Промолчал Сибори, чувствуя, что тяжело ему будет после этих слов разговор начать. Да и как говорить с человеком, что так боится потерять тебя, о том, что желаешь покинуть его?.. И всё же понимал рыжеволосый юноша, что не сможет позже сказать и слова, и потому торопливо проговорил:
— Шигэру, я хочу отправиться воевать.
Неловко и как-то глупо, по-детски прозвучали эти слова, повисшие в тишине комнаты. Шигэру недоумённо моргнул, чуть ослабляя хватку и позволяя Сибори повернуться к нему лицом. А тот продолжал говорить, и рассказ его звучал почти восторженно, особенно тогда, когда начал он рассказывать о старике, что повстречал у реки… Шигэру молчал, слушая любимого, но видел Сибори в его глазах тень обиды и непонимания.
— Ты совсем ещё молод, Сибори, и думаю я, что ты погибнешь на войне быстрее, чем успеешь взять в руки оружие. А твоя смерть — последнее, о чём я желаю узнать в этой жизни.

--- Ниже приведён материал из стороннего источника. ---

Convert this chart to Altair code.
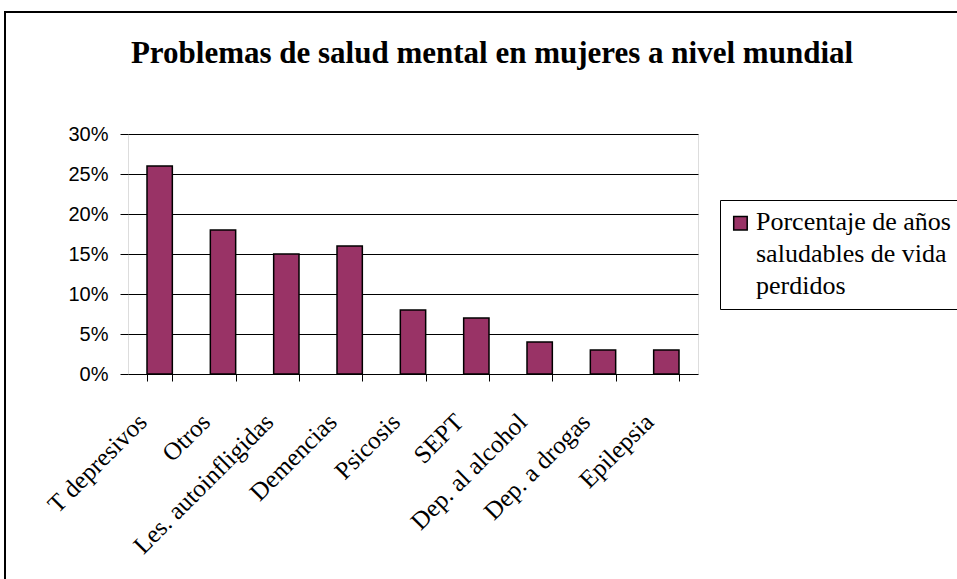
import altair as alt
import pandas as pd

categorias = ["T depresivos", "Otros", "Les. autoinfligidas", "Demencias", "Psicosis",
              "SEPT", "Dep. al alcohol", "Dep. a drogas", "Epilepsia"]
valores = [0.26, 0.18, 0.15, 0.16, 0.08, 0.07, 0.04, 0.03, 0.03]
serie = "Porcentaje de años\nsaludables de vida\nperdidos"
titulo = "Problemas de salud mental en mujeres a nivel mundial"

df = pd.DataFrame({"categoria": categorias, "valor": valores, "serie": [serie] * len(categorias)})

W, H = 570, 240
PL, PT = 128, 134

bars = alt.Chart(df).mark_bar(stroke="black", strokeWidth=1.5).encode(
    x=alt.X("categoria:N", sort=categorias, title=None,
            scale=alt.Scale(paddingInner=0.6, paddingOuter=0.3),
            axis=alt.Axis(labelAngle=-45, labelFont="Liberation Serif", labelFontSize=25,
                          labelColor="black", tickBand="extent", tickColor="black",
                          tickSize=7, domain=False, labelPadding=28, labelOffset=-26,
                          labelLimit=0)),
    y=alt.Y("valor:Q", title=None,
            scale=alt.Scale(domain=[0, 0.30], nice=False),
            axis=alt.Axis(format=".0%", values=[0, 0.05, 0.10, 0.15, 0.20, 0.25, 0.30],
                          labelFont="Arial", labelFontSize=20, labelColor="black",
                          grid=True, gridColor="black", gridWidth=1, gridOpacity=1,
                          tickColor="black", tickSize=8, domain=False, labelPadding=12)),
    color=alt.Color("serie:N", scale=alt.Scale(range=["#993366"]),
                    legend=alt.Legend(title=" ", titleFontSize=1, titlePadding=6,
                                      orient="none", legendX=592, legendY=66,
                                      labelFont="Liberation Serif", labelFontSize=26,
                                      labelColor="black", labelLimit=0,
                                      labelBaseline="alphabetic", labelOffset=0,
                                      labelExpr="split(datum.label, '\\n')",
                                      symbolType="M-0.93,-1.35H0.42V0H-0.93Z", symbolSize=400,
                                      symbolStrokeColor="black", symbolStrokeWidth=1.5,
                                      symbolFillColor="#993366",
                                      strokeColor="black", fillColor="white", padding=10)),
)

border = alt.Chart(alt.Data(values=[{}])).mark_rect(fill=None, stroke="black", strokeWidth=2).encode(
    x=alt.value(5 - PL), x2=alt.value(957 - PL + 20),
    y=alt.value(12 - PT), y2=alt.value(579 - PT + 20),
)

chart = alt.layer(border, bars).properties(
    width=W, height=H,
    title=alt.TitleParams(titulo, font="Liberation Serif", fontSize=31, fontWeight="bold",
                          color="black", anchor="middle", frame="group", dx=79,
                          baseline="alphabetic", offset=-83),
    autosize=alt.AutoSizeParams(type="none"),
    padding={"left": PL, "top": PT, "right": 957 - PL - W, "bottom": 579 - PT - H},
).configure_view(fill="#C0C0C0", stroke="black", strokeWidth=1).configure(
    background="white", style={"guide-label": {"lineHeight": 32}})

chart.save("out.html", embed_options={"renderer": "svg", "actions": False})
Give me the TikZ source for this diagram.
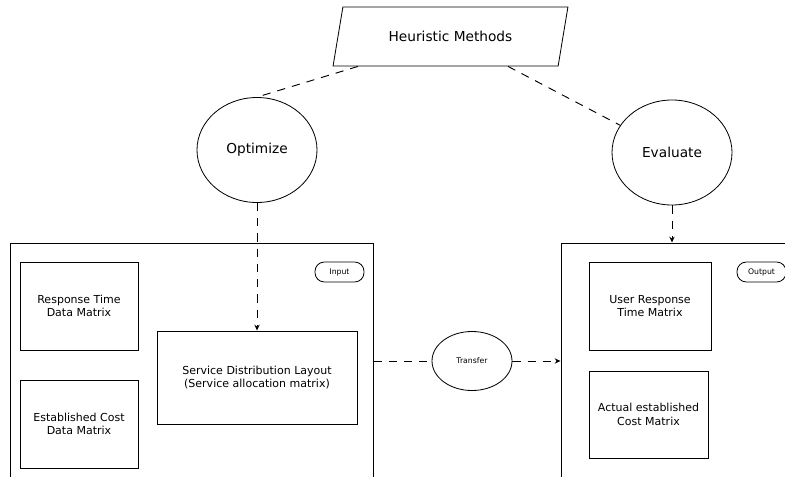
\documentclass[tikz,border=0pt]{standalone}
\usepackage{fontspec}
\setmainfont{DejaVu Sans}
\usetikzlibrary{arrows.meta,positioning,shapes.geometric,calc}

\begin{document}
\begin{tikzpicture}[x=0.03cm,y=-0.03cm,
    group/.style={draw,line width=0.8pt,inner sep=0pt},
    box/.style={draw,line width=0.8pt,inner sep=0pt,align=center,
      font=\fontsize{9.4}{11.5}\selectfont},
    oval/.style={draw,line width=0.7pt,ellipse,inner sep=0pt,
      minimum width=3.6cm,minimum height=3.15cm,font=\fontsize{11.7}{14}\selectfont},
    pill/.style={draw,line width=0.7pt,rounded corners=8pt,inner sep=0pt,
      minimum width=1.47cm,minimum height=0.6cm,font=\fontsize{6.6}{8}\selectfont},
    dashln/.style={line width=0.8pt,dash pattern=on 7pt off 6pt},
    darr/.style={dashln,-{Stealth[length=5pt,width=4.5pt]}}
  ]
    \clip (0,0) rectangle (785,476);
    \useasboundingbox (0,0) rectangle (785,476);

    \node[draw,line width=0.7pt,trapezium,trapezium left angle=72,trapezium right angle=108,
      trapezium stretches=true,minimum width=7.05cm,minimum height=1.77cm,
      font=\fontsize{11.7}{14}\selectfont] (heur) at (450.5,36.5) {Heuristic Methods};
    \node[oval] (opt) at (257,150) {Optimize};
    \node[oval] (eval) at (672,152.5) {Evaluate};

    \node[group,minimum width=10.89cm,minimum height=7.41cm] (ingrp) at (191.5,366.5) {};
    \node[box,minimum width=3.54cm,minimum height=2.64cm] (rt) at (79,306) {Response Time\\Data Matrix};
    \node[box,minimum width=3.54cm,minimum height=2.64cm] (ec) at (79,424) {Established Cost\\Data Matrix};
    \node[box,minimum width=6.0cm,minimum height=2.79cm] (serv) at (257,377.5)
      {Service Distribution Layout\\(Service allocation matrix)};
    \node[pill] (inp) at (339.5,272) {Input};

    \node[group,minimum width=7.47cm,minimum height=7.41cm] (outgrp) at (685.5,366.5) {};
    \node[box,minimum width=3.66cm,minimum height=2.64cm] (urt) at (650,306) {User Response\\Time Matrix};
    \node[box,minimum width=3.57cm,minimum height=2.61cm] (aec) at (648.5,414.5) {Actual established\\Cost Matrix};
    \node[pill] (outp) at (761.5,272) {Output};

    \node[oval,minimum width=2.4cm,minimum height=1.77cm,
      font=\fontsize{6.6}{8}\selectfont] (trans) at (472,361) {Transfer};

    \draw[dashln] ($(heur.south)+(-92.5,0)$) -- (opt.north);
    \draw[dashln] ($(heur.south)+(57.5,0)$) -- (eval);
    \draw[darr] (opt) -- (serv);
    \draw[darr] (eval.south) -- (eval.south |- outgrp.north);
    \draw[dashln] (trans -| ingrp.east) -- (trans);
    \draw[darr] (trans) -- (trans -| outgrp.west);
  \end{tikzpicture}
\end{document}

Несколько уязвлённый подобными словами, рыжеволосый юноша умолк. А Шигэру, отпустив его, сел на циновке, словно пытаясь показаться выше и солиднее, чтобы прислушались к нему:
— Пойми уже: война — это не игра. И вряд ли ты вернёшься живым и не искалеченным. Ладно бы я объяснял это мальчишке, из которого весь ум вышибли родительские затрещины, из тех, что колотят друг друга деревянными палками, точно мечами! Но ты, ты ведь, как и я, видишь тех людей, что возвращаются с войны искалеченными, едва живыми, не добившимися ничего, кроме отрезанных конечностей и кучи болезней!
Впервые видел Сибори, чтобы Шигэру повышал голос. Пусть тот и старался говорить потише, памятуя о пациенте за стеной, но всё же никаких сил не было у мужчины на то, чтобы удерживаться от резких слов:
— Может, ты и сильный, и умный, и так далее, но на войне никому не будет интересно, сколько книг ты прочитал в юности! Если уж так сильно желаешь известности и славы, то мог бы попытать счастья как придворный лекарь кого-то из правителей: врачей нынче недостаёт, а с твоими знаниями тебя многие приняли бы к себе.